Key error when accessing pandas dataframe

Question:

I get an error when trying to access a single element in a pandas dataframe this way test_df["LABEL"][0]. Here is a code snippet on how I am loading the data:

print "reading test set"
test_set = pd.read_csv(data_path+"small_test_products.txt", header=0, delimiter="|")

print "shape of the test set", test_set.shape 
test_df = pd.DataFrame(test_set)
lengthOfTestSet = len(test_df["LABEL"])
print test_df["LABEL"][0]

Here is the error I am getting:

  File "code.py", line 80, in <module>
    print test_df["LABEL"][0]
   File "/usr/local/lib/python2.7/dist-packages/pandas/core/series.py", line 521, in __getitem__
    result = self.index.get_value(self, key)
   File "/usr/local/lib/python2.7/dist-packages/pandas/core/index.py", line 3562, in get_value
    loc = self.get_loc(k)
   File "/usr/local/lib/python2.7/dist-packages/pandas/core/index.py", line 3619, in get_loc
    return super(Float64Index, self).get_loc(key, method=method)
   File "/usr/local/lib/python2.7/dist-packages/pandas/core/index.py", line 1572, in get_loc
    return self._engine.get_loc(_values_from_object(key))
   File "pandas/index.pyx", line 134, in pandas.index.IndexEngine.get_loc (pandas/index.c:3824)
   File "pandas/index.pyx", line 154, in pandas.index.IndexEngine.get_loc (pandas/index.c:3704)
   File "pandas/hashtable.pyx", line 541, in pandas.hashtable.Float64HashTable.get_item (pandas/hashtable.c:9914)
   File "pandas/hashtable.pyx", line 547, in pandas.hashtable.Float64HashTable.get_item (pandas/hashtable.c:9852)
 KeyError: 0.0

What am I missing?

Answers:

Like EdChum said 0 is probably not in your index.

Try: df.iloc[0] or df['label'].iloc[0], which is integer based location.

To reset the index if you are having trouble with that: df.reset_index(drop=True)

Check out panda’s indexing doc for more information on it

Answered By: Seth

In the case in the OP, the variable name test_df suggests that it was created by splitting a dataframe into train and test sets, so it’s very likely that test_df didn’t have index=0. You can check it by

0 in test_df.index

and if it return False then there isn’t index=0.

Nevertheless, to access the first row, you can use test_df.iloc or test_df.take() (similar to numpy.take) or even loc:

test_df.take([0])
test_df.iloc[0]
test_df.loc[test_df.index[0]]

For a scalar value, you can even use iat:

test_df["LABEL"].iat[0]

If the index is not important and you want to reset it to a range index, then as Seth suggests, reset the index; just make sure to assign the result back (so that the change is permanent).

test_df = test_df.reset_index()            # the old index becomes a column in the dataframe
test_df = test_df.reset_index(drop=True)   # the old index is thrown away

You may also get a key error for columns if the dataframe doesn’t have a column with a specific name.

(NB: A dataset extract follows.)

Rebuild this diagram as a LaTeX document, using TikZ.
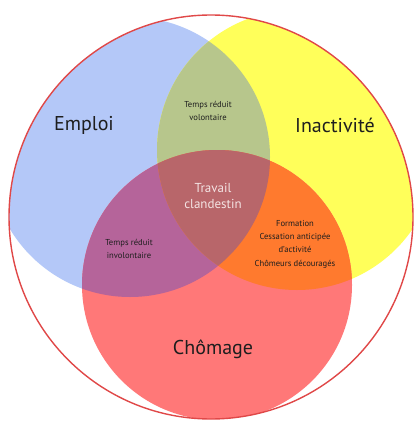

A common culprit is a leading/trailing white space, e.g. 'LABEL ' instead of 'LABEL'. The following should return True for you to select LABEL column.

'LABEL' in test_df.columns

If the above returns False, try

test_df.columns = test_df.columns.str.strip()

and try selecting via test_df['LABEL'] again.

Answered By: cottontail